Question

The rate law of gaseous reaction : $A_{\left(g\right)}+B\left(g\right)\to$ product is given by $K\left[A{]}^2\right[B]$. If the 'V' of one reaction vessel is suddenly doubled, which of the following will happen?

• A. The rate $w.r.t^{\prime }{A}^{\prime }$ will decrease Two times.
• B. The rate $w.r.t^{\prime }{A}^{\prime }$ will decrease Four times.
• C. The rate $w.r.t^{\prime }{B}^{\prime }$ will decrease Two times.
• D. The overall rate will decrease Eight Times of the original Value.

Answer 1

The correct option is C The rate $w.r.t^{\prime }{B}^{\prime }$ will decrease Two times.

Solution:-

$A_{\left(g\right)}+B_{\left(g\right)}⟶\text{Product}$

Rate constant for the above reaction-

$K={\left[A\right]}^2\left[B\right]$

Initial volume of the vessel is $V$.

$\therefore K=V^2.V=V^3$

Now if the volume of $1$ vessel is doubled, i.e., new volume of the vessel will be $2V$.

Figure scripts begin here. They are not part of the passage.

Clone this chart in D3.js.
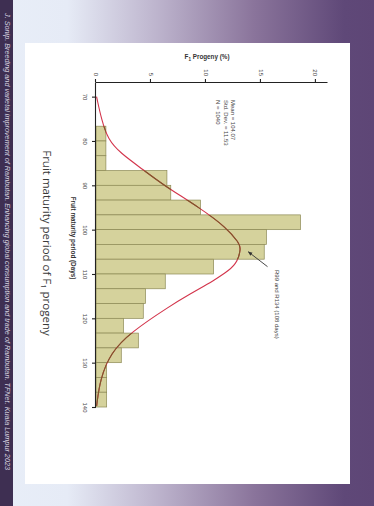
<!DOCTYPE html>
<html lang="en">
<head>
  <meta charset="UTF-8" />
  <title>Fruit maturity period of F1 progeny</title>
  <script src="https://d3js.org/d3.v7.min.js"></script>
  <style>
    body { margin: 0; background: #fff; }
    svg { display: block; }
  </style>
</head>
<body>
  <svg width="374" height="506"></svg>
  <script>
    // histogram bins (start day, 10/3 day wide) and share of progeny (%)
    const binStart = [76.67, 80, 83.33, 86.67, 90, 93.33, 96.67, 100, 103.33, 106.67,
                      110, 113.33, 116.67, 120, 123.33, 126.67, 130, 133.33, 136.67];
    const binWidth = 10 / 3;
    const progeny = [0.9, 0.9, 0.9, 6.45, 6.8, 9.5, 18.6, 15.5, 15.3, 10.7,
                     6.3, 4.5, 4.3, 2.5, 3.85, 2.3, 0.97, 0.97, 0.97];

    // fitted normal curve
    const curveDays = [70, 75.2, 79.7, 82.7, 86.5, 89.9, 95.1, 99.6, 103, 104.1,
                       107.9, 110, 111.2, 114.6, 117.25, 123.25, 127.75, 133.75, 139.75];
    const curvePct = [0.05, 0.5, 1.1, 2.2, 4.3, 6.1, 9.45, 11.9, 13.0, 13.2,
                      12.8, 11.6, 10.9, 8.5, 6.7, 3.1, 1.35, 0.36, 0.06];

    const dayTicks = [70, 80, 90, 100, 110, 120, 130, 140];
    const pctTicks = [0, 5, 10, 15, 20];
    const statsLines = ["Mean = 104.07", "Std. Dev. = 11.53", "N = 1040"];
    const arrowNote = "R99 and R134 (108 days)";
    const sideNote = "J. Sonip. Breeding and varietal improvement of Rambutan. Enhancing global consumption and trade of Rambutan. TFNet. Kuala Lumpur 2023";

    const svg = d3.select("svg");
    const W = 374, H = 506;

    // slide background
    const defs = svg.append("defs");
    const grad = defs.append("linearGradient").attr("id", "bg")
      .attr("x1", 0).attr("x2", 1).attr("y1", 0).attr("y2", 0);
    grad.append("stop").attr("offset", 0.0).attr("stop-color", "#e8eef8");
    grad.append("stop").attr("offset", 0.18).attr("stop-color", "#e6ebf6");
    grad.append("stop").attr("offset", 0.42).attr("stop-color", "#bdb4cd");
    grad.append("stop").attr("offset", 0.68).attr("stop-color", "#8a749b");
    grad.append("stop").attr("offset", 0.92).attr("stop-color", "#5f4878");
    grad.append("stop").attr("offset", 1.0).attr("stop-color", "#5e4676");

    svg.append("rect").attr("width", W).attr("height", H).attr("fill", "url(#bg)");
    svg.append("rect").attr("width", 13).attr("height", H).attr("fill", "#3e2f52");
    svg.append("rect").attr("x", 25).attr("y", 43).attr("width", 325).attr("height", 441).attr("fill", "#fff");

    svg.append("text")
      .attr("transform", "translate(4.5,13) rotate(90)")
      .attr("font-family", "Liberation Sans, sans-serif")
      .attr("font-style", "italic")
      .attr("font-size", 6.4)
      .attr("fill", "#d8d4e0")
      .attr("textLength", 457)
      .attr("lengthAdjust", "spacingAndGlyphs")
      .text(sideNote);

    // the chart is drawn in its own frame, then turned a quarter clockwise
    const g = svg.append("g").attr("transform", "translate(412,0) rotate(90)");

    const x = d3.scaleLinear().domain([66.7, 140]).range([82, 407]);
    const y = d3.scaleLinear().domain([0, 21.1]).range([316, 84]);

    const bars = binStart.map((d, i) => ({ start: d, end: d + binWidth, value: progeny[i] }));

    g.append("g")
      .selectAll("rect")
      .data(bars)
      .join("rect")
      .attr("x", d => x(d.start))
      .attr("width", d => x(d.end) - x(d.start))
      .attr("y", d => y(d.value))
      .attr("height", d => y(0) - y(d.value))
      .attr("fill", "#d5d29c")
      .attr("stroke", "#8c8954")
      .attr("stroke-width", 0.7);

    // curve: red, brownish where it runs over the bars
    const clip = defs.append("clipPath").attr("id", "barclip");
    clip.selectAll("rect")
      .data(bars)
      .join("rect")
      .attr("x", d => x(d.start))
      .attr("width", d => x(d.end) - x(d.start))
      .attr("y", d => y(d.value))
      .attr("height", d => y(0) - y(d.value));

    const pts = curveDays.map((d, i) => [d, curvePct[i]]);
    const line = d3.line().x(d => x(d[0])).y(d => y(d[1])).curve(d3.curveBasis);

    g.append("path").attr("d", line(pts))
      .attr("fill", "none").attr("stroke", "#d3354c").attr("stroke-width", 1.1);
    g.append("path").attr("d", line(pts))
      .attr("clip-path", "url(#barclip)")
      .attr("fill", "none").attr("stroke", "#7b5a2a").attr("stroke-width", 1.1);

    // axes
    const xAxis = g.append("g")
      .attr("transform", `translate(0,${y(0)})`)
      .call(d3.axisBottom(x).tickValues(dayTicks).tickSize(4).tickPadding(5).tickSizeOuter(0));
    const yAxis = g.append("g")
      .attr("transform", `translate(${x(66.7)},0)`)
      .call(d3.axisLeft(y).tickValues(pctTicks).tickSize(3).tickPadding(3).tickSizeOuter(0));

    [xAxis, yAxis].forEach(a => {
      a.select(".domain").attr("stroke", "#222").attr("stroke-width", 1.1);
      a.selectAll(".tick line").attr("stroke", "#222").attr("stroke-width", 1.1);
      a.selectAll("text")
        .attr("font-family", "Liberation Sans, sans-serif")
        .attr("font-size", 6)
        .attr("fill", "#444");
    });

    g.append("text")
      .attr("x", 238).attr("y", 341)
      .attr("text-anchor", "middle")
      .attr("font-family", "Liberation Sans, sans-serif")
      .attr("font-weight", "bold")
      .attr("font-size", 6.3)
      .attr("fill", "#333")
      .text("Fruit maturity period (Days)");

    const yTitle = g.append("text")
      .attr("transform", `translate(59,${y(10.1)}) rotate(-90)`)
      .attr("text-anchor", "middle")
      .attr("font-family", "Liberation Sans, sans-serif")
      .attr("font-weight", "bold")
      .attr("font-size", 6.3)
      .attr("fill", "#333");
    yTitle.append("tspan").text("F");
    yTitle.append("tspan").attr("font-size", 4.5).attr("dy", 1.5).text("1");
    yTitle.append("tspan").attr("dy", -1.5).text(" Progeny (%)");

    // statistics block
    g.append("g")
      .selectAll("text")
      .data(statsLines)
      .join("text")
      .attr("x", x(70.76))
      .attr("y", (d, i) => y(12.5) + i * 7.8)
      .attr("dy", "0.35em")
      .attr("font-family", "Liberation Sans, sans-serif")
      .attr("font-size", 6)
      .attr("fill", "#444")
      .text(d => d);

    // arrow annotation
    defs.append("marker").attr("id", "ah")
      .attr("viewBox", "0 0 10 10").attr("refX", 9).attr("refY", 5)
      .attr("markerWidth", 5).attr("markerHeight", 5).attr("orient", "auto")
      .append("path").attr("d", "M0,1L10,5L0,9Z").attr("fill", "#333");
    g.append("line")
      .attr("x1", x(108.35)).attr("y1", y(15.6))
      .attr("x2", x(105)).attr("y2", y(13.85))
      .attr("stroke", "#333").attr("stroke-width", 0.9)
      .attr("marker-end", "url(#ah)");
    g.append("text")
      .attr("x", x(109.1)).attr("y", y(16.5))
      .attr("dy", "0.35em")
      .attr("font-family", "Liberation Sans, sans-serif")
      .attr("font-size", 6)
      .attr("fill", "#444")
      .text(arrowNote);

    // slide caption
    const cap = g.append("text")
      .attr("x", 243).attr("y", 369)
      .attr("text-anchor", "middle")
      .attr("font-family", "Open Sans, sans-serif")
      .attr("font-size", 11.5)
      .attr("fill", "#3a3a3a");
    cap.append("tspan").text("Fruit maturity period of F");
    cap.append("tspan").attr("font-size", 7.5).attr("dy", 2.5).text("1");
    cap.append("tspan").attr("dy", -2.5).text(" progeny");
  </script>
</body>
</html>
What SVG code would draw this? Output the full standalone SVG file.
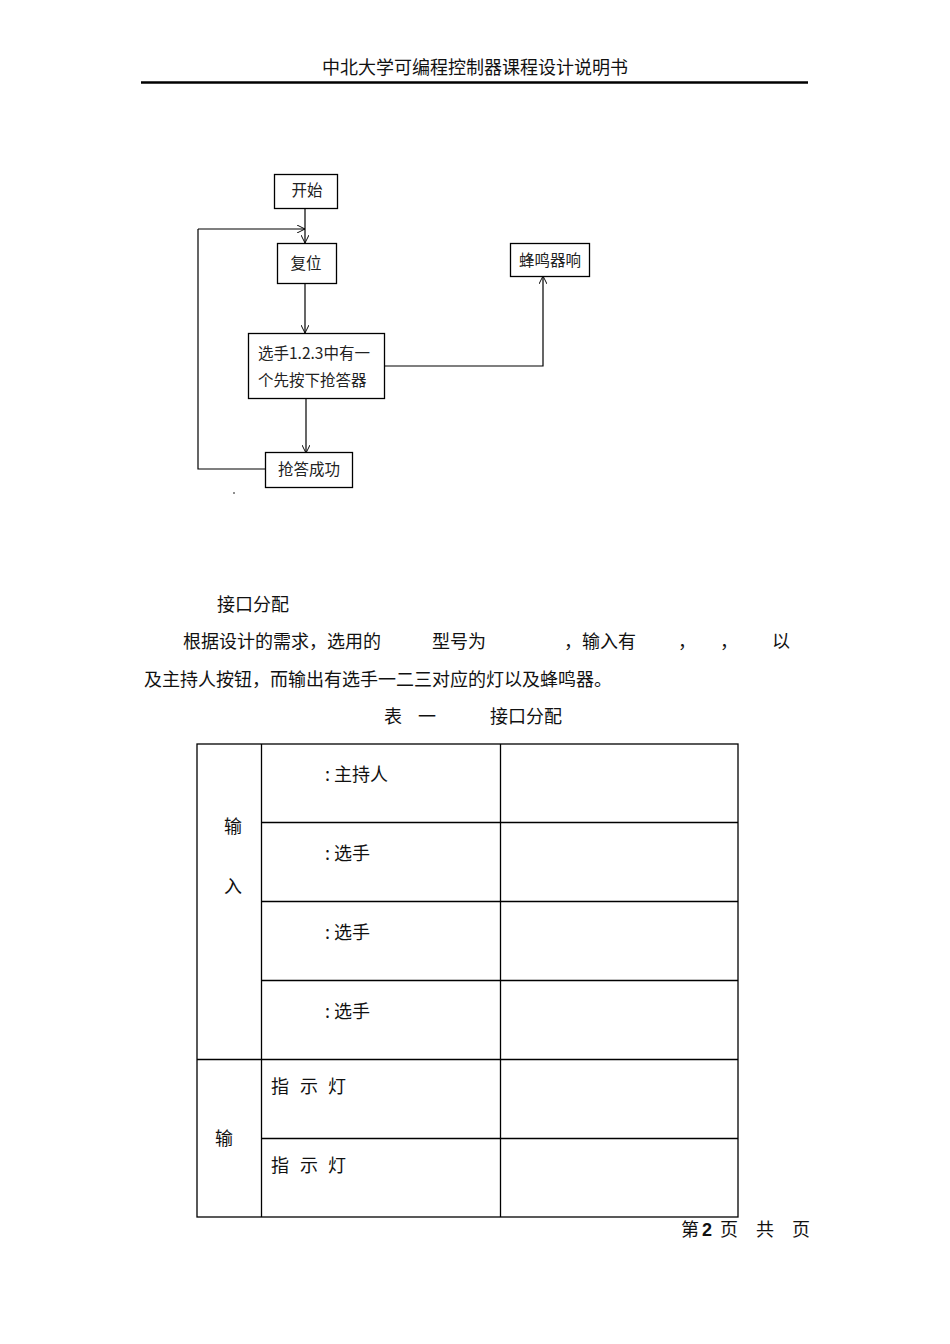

Active mass $=$ concentration in mole pre litre.

If the volume of $A$ vessel is doubled, the molar concentration of $A$ will decrease to its half.

$\therefore K^{\prime }={\left(\frac{V}{2}\right)}^2.V=\frac{V^3}{4}=\frac{K}{4}(\because V^3=K)$

Hence, if we double the volume of vessel $A$, the rate w.r.t. $A$ will decrease by $4$ times.

Similarly, if the volume of $B$ vessel is doubled, the molar concentration of $B$ will decrease to its half.

$\therefore K^{\prime \prime }=V^2.\frac{V}{2}=\frac{V^3}{2}=\frac{K}{2}$

Hence, if we double the volume of vessel $B$, the rate w.r.t. $B$ will decrease by $2$ times.